--- Your instructions ---
Of all the lines in the records below, how many hold the word "this"? Give the number alone.

--- Exercise input ---
····················

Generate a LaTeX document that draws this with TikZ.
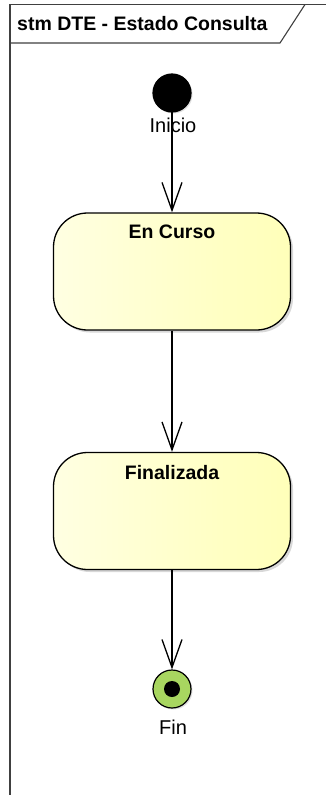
\documentclass[tikz,border=0pt]{standalone}
\usepackage{fontspec}
\setmainfont{Liberation Sans}
\usetikzlibrary{arrows.meta,shadows}
\definecolor{finalgreen}{RGB}{168,214,96}
\pgfdeclarehorizontalshading{statefill}{100bp}{%
  color(0bp)=(rgb,255:red,240;green,240;blue,196);
  color(10bp)=(rgb,255:red,252;green,252;blue,226);
  color(18bp)=(rgb,255:red,255;green,255;blue,232);
  color(60bp)=(rgb,255:red,255;green,255;blue,196);
  color(100bp)=(rgb,255:red,255;green,255;blue,168)}
\tikzset{
  statebox/.style={draw=black, line width=1.3pt, rounded corners=34pt,
    minimum width=237pt, minimum height=117pt, inner sep=0pt,
    shading=statefill,
    drop shadow={shadow xshift=2.5pt, shadow yshift=-2.5pt, fill=black!25, opacity=0.6}},
  statetitle/.style={font=\bfseries\fontsize{19.5}{22}\selectfont, anchor=center},
  pseudo/.style={circle, draw=black, line width=1.2pt, minimum size=38pt, inner sep=0pt,
    drop shadow={shadow xshift=1.5pt, shadow yshift=-1.5pt, fill=black!20, opacity=0.6}},
  caption/.style={font=\fontsize{20}{22}\selectfont, inner sep=0pt},
  flow/.style={draw=black, line width=1.4pt, -{Straight Barb[length=28pt,width=20pt,line width=1.3pt]}},
  frameline/.style={draw=black!75, line width=1.1pt}
}
\begin{document}
\begin{tikzpicture}[x=1pt,y=-1pt]
  \useasboundingbox (0,0) rectangle (326,795);
  \fill[white] (0,0) rectangle (326,795);
  % diagram frame with its name tab
  \begin{scope}
    \clip (0,0) rectangle (326,795);
    \draw[frameline] (10,800) -- (10,4.5) -- (330,4.5);
    \draw[frameline] (10,43) -- (280,43) -- (305,4.5);
  \end{scope}
  \node[font=\bfseries\fontsize{19.5}{22}\selectfont, anchor=west, inner sep=0pt] (title) at (17,24) {stm DTE - Estado Consulta};

  % initial pseudo-state
  \node[pseudo, fill=black] (inicio) at (172,93) {};
  \node[caption] (inicioLbl) at (173,125) {Inicio};

  % states
  \node[statebox] (curso) at (172,271.5) {};
  \node[statetitle] (cursoT) at (172,232) {En Curso};
  \node[statebox] (fin) at (172,511) {};
  \node[statetitle] (finT) at (172,473) {Finalizada};

  % final state
  \node[pseudo, fill=finalgreen, minimum size=38pt] (final) at (172,689) {};
  \node[circle, fill=black, minimum size=16pt, inner sep=0pt] (finalDot) at (final.center) {};
  \node[caption] (finalLbl) at (173,727) {Fin};

  % transitions
  \draw[flow] (inicio.center) -- (curso.north);
  \draw[flow] (curso.south) -- (fin.north);
  \draw[flow] (fin.south) -- (final.north);
\end{tikzpicture}
\end{document}
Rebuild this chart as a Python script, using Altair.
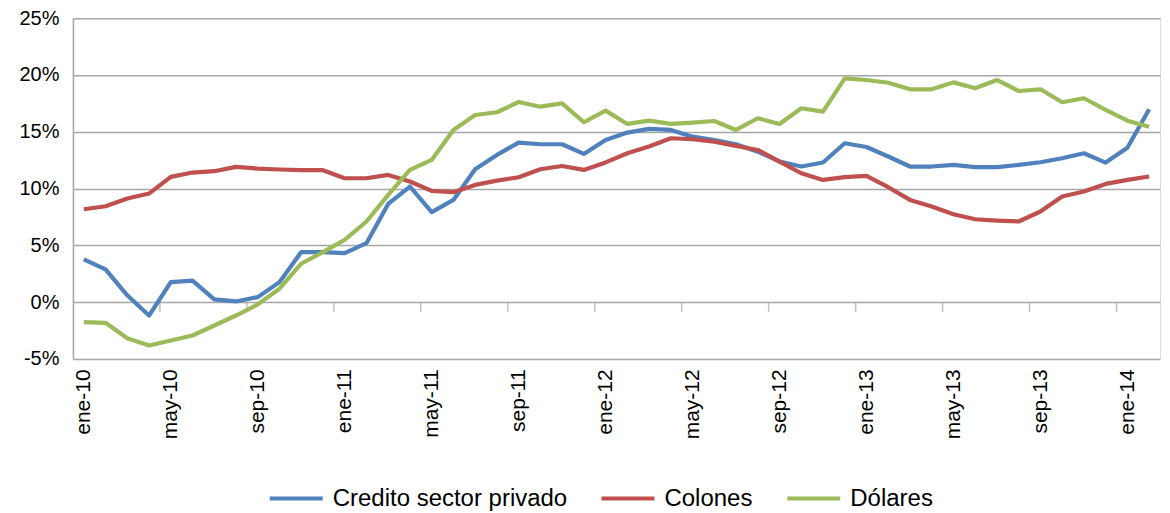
import altair as alt
import pandas as pd

# Monthly categories ene-10 .. feb-14
meses_abbr = ["ene", "feb", "mar", "abr", "may", "jun", "jul", "ago", "sep", "oct", "nov", "dic"]
meses = [f"{m}-{y:02d}" for y in range(10, 15) for m in meses_abbr][:50]

credito = [3.76, 2.88, 0.60, -1.18, 1.76, 1.90, 0.24, 0.06, 0.44, 1.76, 4.41, 4.41,
           4.31, 5.19, 8.65, 10.18, 7.92, 9.00, 11.70, 12.96, 14.05, 13.90, 13.90, 13.05,
           14.28, 14.93, 15.25, 15.16, 14.57, 14.28, 13.90, 13.25, 12.38, 11.94, 12.29, 13.99,
           13.66, 12.82, 11.94, 11.94, 12.08, 11.88, 11.88, 12.08, 12.32, 12.67, 13.11, 12.29, 13.60, 16.98]
colones = [8.18, 8.44, 9.12, 9.56, 11.03, 11.41, 11.53, 11.91, 11.76, 11.68, 11.62, 11.62,
           10.91, 10.91, 11.20, 10.62, 9.79, 9.68, 10.32, 10.70, 11.00, 11.70, 11.99, 11.64,
           12.30, 13.11, 13.70, 14.43, 14.34, 14.13, 13.75, 13.40, 12.38, 11.35, 10.76, 11.00,
           11.11, 10.12, 9.00, 8.42, 7.74, 7.30, 7.18, 7.10, 7.98, 9.30, 9.74, 10.41, 10.76, 11.06]
dolares = [-1.76, -1.82, -3.18, -3.82, -3.38, -2.94, -2.06, -1.18, -0.20, 1.18, 3.38, 4.41,
           5.48, 7.10, 9.44, 11.64, 12.52, 15.16, 16.48, 16.72, 17.62, 17.21, 17.50, 15.84,
           16.86, 15.69, 15.98, 15.69, 15.81, 15.95, 15.16, 16.19, 15.69, 17.07, 16.77, 19.71,
           19.56, 19.32, 18.74, 18.74, 19.35, 18.83, 19.56, 18.59, 18.74, 17.60, 17.95, 16.92, 15.98, 15.45]

series_names = ["Credito sector privado", "Colones", "Dólares"]
series_colors = ["#4F81BD", "#C0504D", "#9BBB59"]
y_ticks = [-5, 0, 5, 10, 15, 20, 25]
x_label_values = meses[::4]

rows = []
for name, vals in zip(series_names, [credito, colones, dolares]):
    for m, v in zip(meses, vals):
        rows.append({"mes": m, "valor": v, "serie": name})
df = pd.DataFrame(rows)
ticks_df = pd.DataFrame({"mes": x_label_values[1:]})

W = 1088
H = 341
step = W / len(meses)
FONT = "Liberation Sans"

xscale = alt.Scale(type="point", padding=0.5, domain=meses)
yscale = alt.Scale(domain=[-5, 25], nice=False)

lines = alt.Chart(df).mark_line(strokeWidth=4.2, strokeJoin="round").encode(
    x=alt.X("mes:N", sort=meses, scale=xscale, title=None,
            axis=alt.Axis(values=x_label_values, labelAngle=-90, ticks=False, domain=False,
                          grid=False, labelFontSize=21, labelColor="#000000", labelPadding=10,
                          labelFont=FONT)),
    y=alt.Y("valor:Q", scale=yscale, title=None,
            axis=alt.Axis(values=y_ticks, labelExpr="datum.value + '%'", grid=True,
                          gridColor="#a6a6a6", gridWidth=1.5, ticks=False, domain=True,
                          domainColor="#a6a6a6", domainWidth=1.5, labelFontSize=20,
                          labelColor="#000000", labelPadding=14, labelFont=FONT)),
    color=alt.Color("serie:N", sort=series_names,
                    scale=alt.Scale(domain=series_names, range=series_colors),
                    legend=alt.Legend(title=None, orient="none", direction="horizontal",
                                      legendX=195, legendY=452, symbolType="stroke",
                                      symbolSize=2809, symbolStrokeWidth=4,
                                      labelFontSize=24, labelFont=FONT, labelColor="#000000",
                                      labelLimit=500, columnPadding=26, labelOffset=8)),
)

tick_marks = alt.Chart(ticks_df).mark_tick(
    orient="vertical", size=10, thickness=1.5, color="#a6a6a6",
    xOffset=-step / 2, yOffset=5
).encode(
    x=alt.X("mes:N", scale=xscale),
    y=alt.datum(0),
)

chart = alt.layer(tick_marks, lines).properties(
    width=W, height=H,
    padding={"left": 10, "top": 0, "right": 2, "bottom": 0},
).configure_view(stroke=None).configure(font=FONT)

chart.save("out.html", embed_options={"renderer": "svg", "actions": False})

····················

--- Result of the task ---
2